Standard II
Design and develop digital age learning experiences and assessments
Teachers design, develop, and evaluate authentic learning experiences and assessments incorporating contemporary tools and resources to maximize content learning in context and to develop the knowledge, skills, and attitudes identified in the Standards.
- Design or adapt relevant learning experiences that incorporate digital tools and resources to promote student learning and creativity
- Develop technology-enriched learning environments that enable all students to pursue their individual curiosities and become active participants in setting their own educational goals, managing their own learning, and assessing their own progress
- Customize and personalize learning activities to address students’ diverse learning styles, working strategies, and abilities using digital tools and resources
- Provide students with multiple and varied formative and summative assessments aligned with content and technology standards, and use resulting data to inform learning and teaching
Reflection
As more and more students move online, and as educators compete with a world of social media, virtual reality games, and augmented reality, they must keep learning environments interactive and engaging. This standard addresses the need to let students become a partner in their education process by providing educational content in multiple ways and modes and also multiple types of assessments. The artifacts below demonstrate course sites meant to be designed in a way that meets this standard.
- The course site Research 101 was created to teach students how to identify appropriate sources for research, how to save the records, meta-data, and (if available) full text of those resources using the citation management software Zotero, how to share a Zotero collection with their classmates and teacher, and how to use Zotero to generate a bibliography. The course incorporates slide shows, videos, embedded PDFs, and an infographic. The site also uses a Nabble forum for students to answer assignment questions and to interact with one another. The first week uses an embedded quiz as an assessment. The second week uses the online application Quizziz where an educational game has been created to assess learning. The final project has a downloadable rubric so that the student can ensure all requirements have been met. This site reflects the standard by providing multiple types of content formats and types of assessment as well as giving the student the tool to make sure they are reaching the course objectives.
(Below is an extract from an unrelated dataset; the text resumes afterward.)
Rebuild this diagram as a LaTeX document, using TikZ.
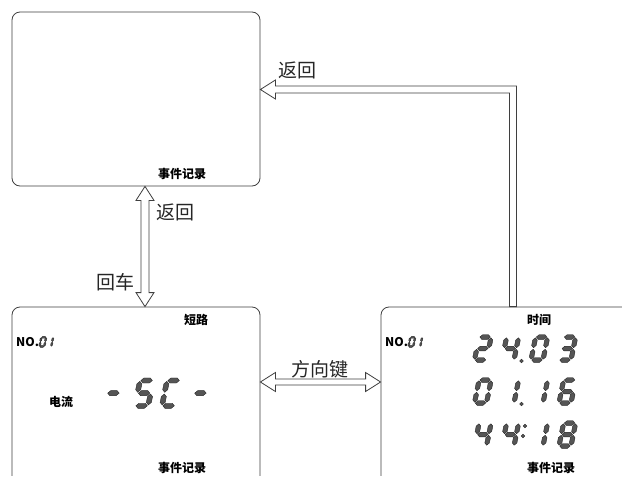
\documentclass[tikz,border=0pt]{standalone}
\usepackage{fontspec}
\newfontfamily\cjk{Noto Sans CJK SC}
\usepackage{tikz}
\usetikzlibrary{positioning}
\usetikzlibrary{calc}

\definecolor{linec}{HTML}{3F3F3F}
\definecolor{segc}{HTML}{555555}

% seven segment pieces, local units, y up
\newcommand{\segw}{2.3}
\newcommand{\hseg}[3]{\filldraw[segm] (#1,#3) -- (#1+\segw,#3+\segw) -- (#2-\segw,#3+\segw) -- (#2,#3) -- (#2-\segw,#3-\segw) -- (#1+\segw,#3-\segw) -- cycle;}
\newcommand{\vseg}[3]{\filldraw[segm] (#1,#2) -- (#1+\segw,#2-\segw) -- (#1+\segw,#3+\segw) -- (#1,#3) -- (#1-\segw,#3+\segw) -- (#1-\segw,#2-\segw) -- cycle;}
\newcommand{\segA}{\hseg{0.8}{11.2}{23}}
\newcommand{\segB}{\vseg{12}{22.2}{12.3}}
\newcommand{\segC}{\vseg{12}{10.7}{0.8}}
\newcommand{\segD}{\hseg{0.8}{11.2}{0}}
\newcommand{\segE}{\vseg{0}{10.7}{0.8}}
\newcommand{\segF}{\vseg{0}{22.2}{12.3}}
\newcommand{\segG}{\hseg{0.8}{11.2}{11.5}}
\newcommand{\lcd}[3][1]{%
  \begin{scope}[shift={#2}, x=#1pt, y=#1pt, xslant=0.2]
    \foreach \s in {#3} {\csname seg\s\endcsname}
  \end{scope}}
\newcommand{\lcddot}[1]{\filldraw[segm] #1 circle (1.9pt);}

\begin{document}
\begin{tikzpicture}[x=1pt, y=-1pt]
% -------------------------------------------------
\tikzset{
  panel/.style={draw=linec, line width=0.8pt, rounded corners=8pt, inner sep=0pt},
  fat/.style={draw=linec, line width=0.8pt, fill=white, line join=miter},
  lbl/.style={font=\cjk\fontsize{19}{19}\selectfont, text=black!85, inner sep=0pt},
  tag/.style={font=\cjk\bfseries\fontsize{12}{12}\selectfont, inner sep=0pt},
  segm/.style={fill=segc, draw=black!85, line width=0.4pt, line join=miter}
}
% -------------------------------------------------
\useasboundingbox (0,0) rectangle (622,477);
\clip (0,0) rectangle (622,475);

% Placing the panels
\node [panel, minimum width=248pt, minimum height=174pt] (evt) at (136,99) {};
\node [panel, minimum width=248pt, minimum height=188pt] (sc) at (136,401) {};
\node [panel, minimum width=259pt, minimum height=188pt] (tm) at (510.5,401) {};

% panel texts
\node [tag] (evt1) at (182,174) {事件记录};
\node [tag] (sc1) at (196,320) {短路};
\node [tag, anchor=west] (sc2) at (16,342) {NO.};
\node [tag] (sc3) at (61,402) {电流};
\node [tag] (sc4) at (182,468) {事件记录};
\node [tag] (tm1) at (539,320) {时间};
\node [tag, anchor=west] (tm2) at (385,342) {NO.};
\node [tag] (tm3) at (551,468) {事件记录};

% digits
\lcd[0.4]{(39.5,346.5)}{A,B,C,D,E,F}
\lcd[0.4]{(46.5,346.5)}{B,C}
\lcd[0.4]{(408.5,346.5)}{A,B,C,D,E,F}
\lcd[0.4]{(415.5,346.5)}{B,C}

\lcd[1.1]{(104.3,405.8)}{G}
\lcd[1.1]{(135,405.8)}{A,F,G,C,D}
\lcd[1.1]{(162,405.8)}{A,F,E,D}
\lcd[1.1]{(191.3,405.8)}{G}

\lcd{(474.5,360)}{A,B,G,E,D}
\lcd{(502,360)}{F,G,B,C}
\lcddot{(521.5,361)}
\lcd{(531,360)}{A,B,C,D,E,F}
\lcd{(559,360)}{A,B,G,C,D}

\lcd{(474.5,403)}{A,B,C,D,E,F}
\lcd{(502,403)}{B,C}
\lcddot{(521.5,404)}
\lcd{(531,403)}{B,C}
\lcd{(559,403)}{A,F,G,E,D,C}

\lcd{(474.5,446)}{F,G,B,C}
\lcd{(502,446)}{F,G,B,C}
\lcddot{(525,426)}
\lcddot{(523,436)}
\lcd{(531,446)}{B,C}
\lcd{(559,446)}{A,B,C,D,E,F,G}

% connectors
\coordinate (v1) at ($(evt.south)+(9,0)$);
\coordinate (v2) at (v1 |- sc.north);
\draw [fat] (v1) -- ++(9,14) -- ++(-5,0) -- ($(v2)+(4,-14)$) -- ++(5,0) -- (v2)
  -- ++(-9,-14) -- ++(5,0) -- ($(v1)+(-4,14)$) -- ++(-5,0) -- cycle;

\coordinate (h1) at ($(sc.east)+(0,-19)$);
\coordinate (h2) at (h1 -| tm.west);
\draw [fat] (h1) -- ++(15,-9.5) -- ++(0,6.5) -- ($(h2)+(-15,-3)$) -- ++(0,-6.5) -- (h2)
  -- ++(-15,9.5) -- ++(0,-6.5) -- ($(h1)+(15,3)$) -- ++(0,6.5) -- cycle;

\coordinate (bend) at (513,89.5);
\coordinate (tip) at (bend -| evt.east);
\coordinate (base) at (bend |- tm.north);
\draw [fat] (tip) -- ++(15,-9.5) -- ++(0,6) -- ($(bend)+(3.5,-3.5)$) -- ($(base)+(3.5,0)$)
  -- ($(base)+(-3.5,0)$) -- ($(bend)+(-3.5,3.5)$) -- ($(tip)+(15,3.5)$) -- ++(0,6) -- cycle;

% connector labels
\node [lbl] (back1) at (297,70) {返回};
\node [lbl] (back2) at (175,212) {返回};
\node [lbl] (enter) at (115,282) {回车};
\node [lbl] (dirkey) at (320,369) {方向键};

\end{tikzpicture}
\end{document}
- The course site Nursing Research Basics is a fictional supplemental course for The University of South Alabama graduate Nursing program. Students will learn about available resources for nursing, how to formulate a PICO question, how to utilize CINAHL limiters for common assignments, how to use CINAHL headings for common assignments, and how to differentiate between quantitative and qualitative research articles and primary and secondary research articles. The overall course includes a pre-test and post-test. Content is given as video, screenshot tutorials, slide shows, and embedded PDFs. Each segment has a quiz at the end so that learning can be assessed by the student. This site reflects the standard by providing content in multiple formats and by giving frequent assessments so that the student can revisit content before the final post-test.
- This tutorial was created as a self-paced course using Google Sites. Students learn how to choose the most appropriate database, how to conduct a search in that database, how to identify articles that are from peer-reviewed journals, and how to identify articles as primary or secondary. This tutorial includes a pre-test and post-test. Content is given as screenshots, slideshows, and video. Content is also provided as text. This tutorial meets the standards by making sure content is presented in multiple ways to address different learning styles.
IT645 Course Site
IT755 Course Site
IT636 Tutorial
Artifacts
Future Learning Goals
I hope to continue learning more about how to engage students and how to help students take charge of their own learning process, with guidance. It is extremely important for students to learn to think critically and to become information literate in real world contexts. They must be able to take their skills out of the learning environment and apply them to a world where information is becoming more and more difficult to discern as fact or fiction.